Until the end of the 2013 financial year Metcash Limited (ASX: MTS) was one of the most consistent high-yield stocks on the ASX. It was commonplace for investors to expect Metcash's dividend yield to exceed 7% or 8% as the group paid out between 80% and 90% of a growing earnings base.
12% Yield
Metcash is now trading on a trailing yield of over 10% fully franked, however this isn't because of a massively profitable year, rather it's the result of the share price more than halving from $3.25 a year earlier to $1.46 today.
Metcash's dividend payout of 15.5 cents over the last 12 month is a far cry from the 28 cent payout in the 2012 and 2013 financial years, while earnings have dropped from 38 cents per share in 2012 to a forecast 21 cents this year (the financial year ends in April).
Looking Forward
Most investors in Metcash should now be able to see the writing on the wall. Metcash's Australian operations are under severe threat from the duopoly of Wesfarmers Ltd (ASX: WES) and Woolworths Limited (ASX: WOW), which now itself is being threatened by Costco and Aldi.
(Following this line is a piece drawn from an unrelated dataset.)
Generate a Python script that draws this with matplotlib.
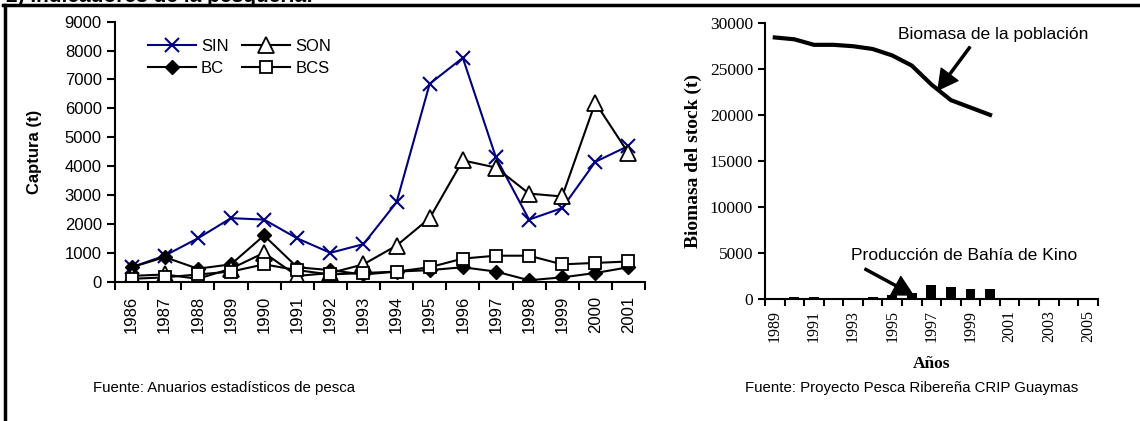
import matplotlib
matplotlib.use("Agg")
import matplotlib.pyplot as plt
from matplotlib.lines import Line2D
import numpy as np

# left panel: catches by state
years_l = [str(y) for y in range(1986, 2002)]
sin = [500, 900, 1500, 2200, 2150, 1500, 1000, 1300, 2750, 6850, 7750, 4300, 2150, 2550, 4150, 4700]
son = [200, 250, 100, 450, 1000, 200, 300, 600, 1250, 2200, 4200, 3950, 3050, 2950, 6200, 4450]
bc = [500, 850, 450, 600, 1600, 500, 400, 250, 350, 400, 500, 350, 50, 150, 300, 500]
bcs = [100, 150, 250, 350, 600, 400, 250, 300, 350, 500, 800, 900, 900, 600, 650, 700]

# right panel: stock biomass and Bahia de Kino production
years_r = list(range(1989, 2006))
biomasa = [28400, 28200, 27600, 27600, 27450, 27150, 26450, 25350, 23300, 21600, 20800, 20000]
produccion = [30, 200, 200, 30, 30, 200, 450, 650, 1500, 1300, 1100, 1100, 0, 0, 0, 0, 0]

sans = "Liberation Sans"
serif = "Liberation Serif"
plt.rcParams["font.family"] = sans

fig = plt.figure(figsize=(11.4, 4.21), dpi=100)

# ---- left chart
ax1 = fig.add_axes([115/1140, 1-281.7/421, 530/1140, 260/421])
x = np.arange(len(years_l))
navy = "#000080"
ax1.plot(x, sin, color=navy, lw=1.5, marker="x", ms=10, mew=1.5, label="SIN")
ax1.plot(x, bc, color="black", lw=1.5, marker="D", ms=7, mfc="black", label="BC")
ax1.plot(x, son, color="black", lw=1.5, marker="^", ms=11, mfc="white", mew=1.3, label="SON")
ax1.plot(x, bcs, color="black", lw=1.5, marker="s", ms=8, mfc="white", mew=1.3, label="BCS")
ax1.set_xlim(-0.5, len(years_l)-0.5)
ax1.set_ylim(0, 9000)
ax1.set_yticks(range(0, 9001, 1000))
ax1.set_xticks(x)
ax1.set_xticklabels(years_l, rotation=90, fontsize=12)
ax1.set_xticks(np.arange(-0.5, len(years_l)), minor=True)
ax1.tick_params(axis="x", which="major", length=0, pad=10)
ax1.tick_params(axis="x", which="minor", length=6, width=1.5, direction="out")
ax1.tick_params(axis="y", labelsize=12, length=6, width=1.5, direction="out")
for s in ["top", "right"]:
    ax1.spines[s].set_visible(False)
for s in ["left", "bottom"]:
    ax1.spines[s].set_linewidth(1.5)
ax1.set_ylabel("Captura (t)", fontsize=12, fontweight="bold", labelpad=16)
ax1.legend(ncol=2, frameon=False, fontsize=12, loc="upper left",
           bbox_to_anchor=(0.049, 0.96), handlelength=2.9, handletextpad=0.3,
           columnspacing=0.8, labelspacing=0.45, borderaxespad=0)

# ---- right chart
ax2 = fig.add_axes([765/1140, 1-299.3/421, 332.7/1140, 276.6/421])
xr = np.arange(len(years_r))
ax2.bar(xr, produccion, width=0.5, color="black")
ax2.plot(xr[:len(biomasa)], biomasa, color="black", lw=3)
ax2.set_xlim(-0.5, len(years_r)-0.5)
ax2.set_ylim(0, 30000)
ax2.set_yticks(range(0, 30001, 5000))
ax2.set_xticks(xr[::2])
ax2.set_xticklabels([str(y) for y in years_r[::2]], rotation=90, fontsize=11.5, family=serif)
ax2.set_xticks(np.arange(-0.5, len(years_r)), minor=True)
ax2.tick_params(axis="x", which="major", length=0, pad=8)
ax2.tick_params(axis="x", which="minor", length=5, width=1.5, direction="out")
ax2.tick_params(axis="y", labelsize=12.5, length=5, width=1.5, direction="out")
for lab in ax2.get_yticklabels():
    lab.set_family(serif)
for s in ["top", "right"]:
    ax2.spines[s].set_visible(False)
for s in ["left", "bottom"]:
    ax2.spines[s].set_linewidth(1.5)
ax2.set_ylabel("Biomasa del stock (t)", fontsize=14, fontweight="bold", family=serif, labelpad=6)
ax2.set_xlabel("Años", fontsize=12.5, fontweight="bold", family=serif, labelpad=10)

arrow = dict(facecolor="black", edgecolor="black", width=1.5, headwidth=15, headlength=14, shrink=0)
ax2.text(11.16, 28750, "Biomasa de la población", fontsize=12.6, ha="center", va="center")
ax2.annotate("", xy=(8.34, 22700), xytext=(9.97, 27360), arrowprops=arrow)
ax2.text(9.67, 4800, "Producción de Bahía de Kino", fontsize=12.6, ha="center", va="center")
ax2.annotate("", xy=(7.06, 470), xytext=(4.61, 3290), arrowprops=arrow)

# sources
fig.text(93/1140, 1-388/421, "Fuente: Anuarios estadísticos de pesca", fontsize=10.8, va="center")
fig.text(745/1140, 1-388/421, "Fuente: Proyecto Pesca Ribereña CRIP Guaymas", fontsize=10.8, va="center")

# frame and cut title
fig.add_artist(Line2D([3/1140, 1], [1-5/421, 1-5/421], color="black", lw=2.5, transform=fig.transFigure))
fig.add_artist(Line2D([5/1140, 5/1140], [0, 1-5/421], color="black", lw=2.5, transform=fig.transFigure))
fig.text(6/1140, 1-1.5/421, "2) Indicadores de la pesquería:", fontsize=15, fontweight="bold", va="baseline")

fig.savefig("out.png", dpi=100)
Metcash's earnings are going to be lower, not higher, in the future and I doubt that the group will see out the next 10 years in its current form. Analysts are predicting a further 21% fall in earnings per share this year, to 21 cents, and are expecting the payout ratio to fall to 60% so that Metcash can invest in the stores it supplies in an attempt to boost sales.
Can Metcash Limited repeat its 12% dividend yield in 2015?
In short, no. Analysts are predicting a dividend per share payout of 12.5 cents in both the 2015 and 2016 financial years. At the current price of around $1.50, this still represents a strong yield of 8.3%, grossed up to 12% before tax. However, I would not count on that payout being higher in two, three or five years' time.